EVERETT — Eric Christensen had scratches on his face and a cut on his hand and thigh when police caught up with him at a doctor’s office in Monroe.
The detectives were looking for Sherry Harlan. The Everett woman didn’t show up for work and she hadn’t returned any phone calls or text messages. Harlan’s friends and family were worried.
Detectives asked Christensen if he knew where Harlan might be.
“I have no clue,” Christensen told police, “and I personally don’t care.”
A Snohomish County jury on Wednesday listened to the tape-recorded, hour-long interview Christensen gave detectives on Jan 6. Police believe that just a few hours earlier Christensen had torched Harlan’s car in an attempt to cover up a grisly murder.
The next day a search and rescue crew found Harlan’s car off Reiter Road outside Gold Bar.
Inside, detectives found Harlan’s skull and several knives. A few days later, a Gold Bar man led detectives to Harlan’s remains in several other locations in rural east Snohomish County. He told investigators Christensen admitted to killing Harlan and then solicited his help to dispose of her mutilated, dismembered body.
Prosecutors allege that Christensen, 40, killed Harlan on Jan. 2 after learning that she continued to communicate with an older man she had befriended on a social networking website.
Christensen is charged with first-degree murder. If convicted, he faces decades in prison.
His attorney told jurors Tuesday that prosecutors don’t have any evidence that Christensen planned to kill Harlan.
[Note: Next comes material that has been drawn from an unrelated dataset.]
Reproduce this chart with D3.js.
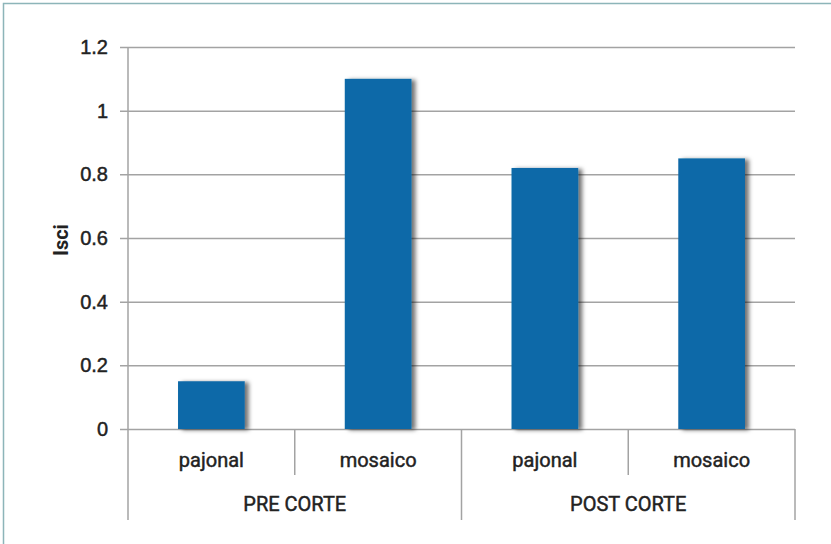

He lied to police when he talked to them on Jan. 6 in a desperate attempt to hide the crime, said defense attorney Kathleen Kyle with the Snohomish County Public Defender’s Association. That is not evidence that he planned the slaying, she said.
Christensen told the cops he had tried to make things work with Harlan, but she had broken a promise. He wouldn’t tolerate her communicating with another man, not after she took a “blood oath.”
“I’m not a Christian. I’m a Wiccan and that would be like asking me to become (a Christian). I’m 100 percent totally for Chevys. It would be like asking me to love Fords,” Christensen told the detectives.
Christensen described the oath that he and Harlan took at her apartment in mid-December. He laughed at detectives as they tried to understand the different elements of the ceremony.
Christensen said Harlan vowed to stop seeing and taking gifts from the man. He explained that he wanted to salvage the relationship and the oath meant Harlan did too, he said.
Christensen recounted the morning he found out that Harlan continued to communicate with the other man. He told detectives he discovered the text messages on Harlan’s phone while she was in the shower.
He said he was “biting-nails mad, but I know how to control my anger. I know if it goes a little too far. I know exactly what my potentials are without even doing it.”
He told police he and Harlan had sex and then he confronted her about the messages. They got into a shoving match. He called her names and then left.
“So what are your feelings toward her now?” detectives asked Christensen.
“I hope Karma gives her what she deserves,” Christensen said.
“What do you mean by that?” sheriff’s detective Ted Betts asked.
“Well, she broke an oath,” Christensen said.